» Given request
Pull every "that" line out of the data below.

☆ ☆ ☆ ☆ ☆

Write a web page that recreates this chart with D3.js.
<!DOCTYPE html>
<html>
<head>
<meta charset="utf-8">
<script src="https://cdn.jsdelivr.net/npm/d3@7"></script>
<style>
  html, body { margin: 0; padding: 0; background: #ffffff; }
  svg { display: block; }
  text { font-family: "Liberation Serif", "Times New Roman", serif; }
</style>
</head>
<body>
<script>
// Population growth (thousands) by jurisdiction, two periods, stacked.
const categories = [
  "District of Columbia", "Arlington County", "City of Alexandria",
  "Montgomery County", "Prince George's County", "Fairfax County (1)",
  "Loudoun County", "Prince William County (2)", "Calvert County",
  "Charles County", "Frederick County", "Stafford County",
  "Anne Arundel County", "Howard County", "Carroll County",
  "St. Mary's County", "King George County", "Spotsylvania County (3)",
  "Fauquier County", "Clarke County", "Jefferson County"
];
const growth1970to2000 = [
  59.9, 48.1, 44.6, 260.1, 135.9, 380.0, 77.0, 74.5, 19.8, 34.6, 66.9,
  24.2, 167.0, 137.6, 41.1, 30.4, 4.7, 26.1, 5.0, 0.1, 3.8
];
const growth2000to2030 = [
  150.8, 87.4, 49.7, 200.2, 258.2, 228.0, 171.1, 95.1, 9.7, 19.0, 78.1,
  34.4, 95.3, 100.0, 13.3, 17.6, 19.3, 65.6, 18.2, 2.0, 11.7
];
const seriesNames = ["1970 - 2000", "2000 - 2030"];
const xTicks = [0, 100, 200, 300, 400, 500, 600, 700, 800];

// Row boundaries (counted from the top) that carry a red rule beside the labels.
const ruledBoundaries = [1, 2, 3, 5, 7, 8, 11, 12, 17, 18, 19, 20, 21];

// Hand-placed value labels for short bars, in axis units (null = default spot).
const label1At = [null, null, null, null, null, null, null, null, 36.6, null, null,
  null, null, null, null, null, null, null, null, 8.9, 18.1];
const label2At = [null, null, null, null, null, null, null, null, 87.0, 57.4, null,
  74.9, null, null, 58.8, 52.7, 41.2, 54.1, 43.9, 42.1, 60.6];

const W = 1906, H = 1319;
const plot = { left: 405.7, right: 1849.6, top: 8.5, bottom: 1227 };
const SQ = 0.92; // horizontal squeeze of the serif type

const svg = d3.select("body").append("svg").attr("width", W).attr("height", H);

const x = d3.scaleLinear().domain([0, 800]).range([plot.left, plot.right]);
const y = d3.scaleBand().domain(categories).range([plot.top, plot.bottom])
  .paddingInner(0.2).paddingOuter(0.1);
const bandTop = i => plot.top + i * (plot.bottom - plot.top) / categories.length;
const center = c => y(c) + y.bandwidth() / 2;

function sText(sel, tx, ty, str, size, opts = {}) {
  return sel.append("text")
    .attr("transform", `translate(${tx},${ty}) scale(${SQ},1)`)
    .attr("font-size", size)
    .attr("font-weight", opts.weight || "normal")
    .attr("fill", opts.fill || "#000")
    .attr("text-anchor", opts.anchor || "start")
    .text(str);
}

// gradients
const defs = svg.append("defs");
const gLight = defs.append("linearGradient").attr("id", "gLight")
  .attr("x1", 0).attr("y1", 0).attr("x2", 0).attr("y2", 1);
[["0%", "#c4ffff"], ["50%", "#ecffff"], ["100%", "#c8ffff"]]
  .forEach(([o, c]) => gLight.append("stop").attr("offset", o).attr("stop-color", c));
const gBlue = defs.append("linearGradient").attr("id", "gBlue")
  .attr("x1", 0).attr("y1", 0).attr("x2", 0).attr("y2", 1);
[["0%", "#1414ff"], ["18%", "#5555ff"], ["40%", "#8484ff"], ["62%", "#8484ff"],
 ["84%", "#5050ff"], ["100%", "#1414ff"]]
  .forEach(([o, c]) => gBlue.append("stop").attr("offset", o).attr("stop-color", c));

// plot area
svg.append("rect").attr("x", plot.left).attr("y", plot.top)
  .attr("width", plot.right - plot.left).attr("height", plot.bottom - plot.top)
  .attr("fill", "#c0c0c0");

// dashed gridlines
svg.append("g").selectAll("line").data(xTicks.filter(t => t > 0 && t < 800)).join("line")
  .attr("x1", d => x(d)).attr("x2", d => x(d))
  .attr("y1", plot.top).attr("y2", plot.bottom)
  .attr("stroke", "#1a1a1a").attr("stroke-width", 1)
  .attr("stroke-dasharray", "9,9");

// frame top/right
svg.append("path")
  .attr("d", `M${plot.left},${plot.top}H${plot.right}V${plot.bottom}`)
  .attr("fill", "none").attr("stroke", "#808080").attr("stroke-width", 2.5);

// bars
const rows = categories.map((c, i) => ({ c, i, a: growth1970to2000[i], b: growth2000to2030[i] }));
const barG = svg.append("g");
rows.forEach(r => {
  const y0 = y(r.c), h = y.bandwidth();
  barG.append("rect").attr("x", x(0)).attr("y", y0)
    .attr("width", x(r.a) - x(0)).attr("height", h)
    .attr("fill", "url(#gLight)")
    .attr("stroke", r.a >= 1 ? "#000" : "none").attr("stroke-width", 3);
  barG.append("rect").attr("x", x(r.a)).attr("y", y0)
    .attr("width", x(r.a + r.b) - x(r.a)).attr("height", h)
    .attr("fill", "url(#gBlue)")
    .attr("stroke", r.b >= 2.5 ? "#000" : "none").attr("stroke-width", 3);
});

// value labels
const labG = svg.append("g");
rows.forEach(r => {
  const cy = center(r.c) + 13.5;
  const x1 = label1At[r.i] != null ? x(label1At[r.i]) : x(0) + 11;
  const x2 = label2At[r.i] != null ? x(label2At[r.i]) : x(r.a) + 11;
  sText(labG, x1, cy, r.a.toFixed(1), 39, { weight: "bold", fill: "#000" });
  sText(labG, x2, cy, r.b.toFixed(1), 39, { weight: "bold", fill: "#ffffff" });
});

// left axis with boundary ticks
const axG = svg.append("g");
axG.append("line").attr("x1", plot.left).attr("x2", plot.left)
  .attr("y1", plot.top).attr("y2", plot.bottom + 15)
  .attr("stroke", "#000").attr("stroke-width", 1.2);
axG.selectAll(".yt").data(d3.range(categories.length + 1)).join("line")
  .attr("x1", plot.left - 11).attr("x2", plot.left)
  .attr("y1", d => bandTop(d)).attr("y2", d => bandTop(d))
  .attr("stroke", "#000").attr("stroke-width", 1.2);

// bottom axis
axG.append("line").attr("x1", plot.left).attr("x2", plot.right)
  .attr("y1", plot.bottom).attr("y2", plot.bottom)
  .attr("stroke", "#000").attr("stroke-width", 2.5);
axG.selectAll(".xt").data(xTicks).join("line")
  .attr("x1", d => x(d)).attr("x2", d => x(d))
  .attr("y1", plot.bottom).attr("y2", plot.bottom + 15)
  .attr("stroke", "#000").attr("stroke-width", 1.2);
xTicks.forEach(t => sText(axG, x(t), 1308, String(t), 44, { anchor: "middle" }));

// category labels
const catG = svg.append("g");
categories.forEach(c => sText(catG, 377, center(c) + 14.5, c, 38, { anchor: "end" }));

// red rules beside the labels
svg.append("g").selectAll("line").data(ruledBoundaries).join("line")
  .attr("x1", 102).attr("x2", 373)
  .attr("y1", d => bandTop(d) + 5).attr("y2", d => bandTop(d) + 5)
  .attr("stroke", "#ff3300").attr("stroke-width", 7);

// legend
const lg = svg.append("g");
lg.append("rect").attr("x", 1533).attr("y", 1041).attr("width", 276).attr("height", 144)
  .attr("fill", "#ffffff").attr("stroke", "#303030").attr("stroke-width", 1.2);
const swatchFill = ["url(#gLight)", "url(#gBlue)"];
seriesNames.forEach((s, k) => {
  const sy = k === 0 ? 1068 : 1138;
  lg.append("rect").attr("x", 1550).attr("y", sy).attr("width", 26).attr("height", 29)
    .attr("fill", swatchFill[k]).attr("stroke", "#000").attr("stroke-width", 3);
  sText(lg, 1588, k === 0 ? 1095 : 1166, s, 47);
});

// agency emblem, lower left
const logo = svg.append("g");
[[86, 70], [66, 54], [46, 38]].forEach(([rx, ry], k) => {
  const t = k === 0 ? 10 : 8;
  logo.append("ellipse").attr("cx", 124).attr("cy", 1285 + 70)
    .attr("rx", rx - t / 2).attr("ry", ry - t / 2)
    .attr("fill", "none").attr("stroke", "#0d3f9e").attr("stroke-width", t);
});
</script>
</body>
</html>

☆ ☆ ☆ ☆ ☆

» Final result
Write a web page that recreates this chart with D3.js.
// Row boundaries (counted from the top) that carry a red rule beside the labels.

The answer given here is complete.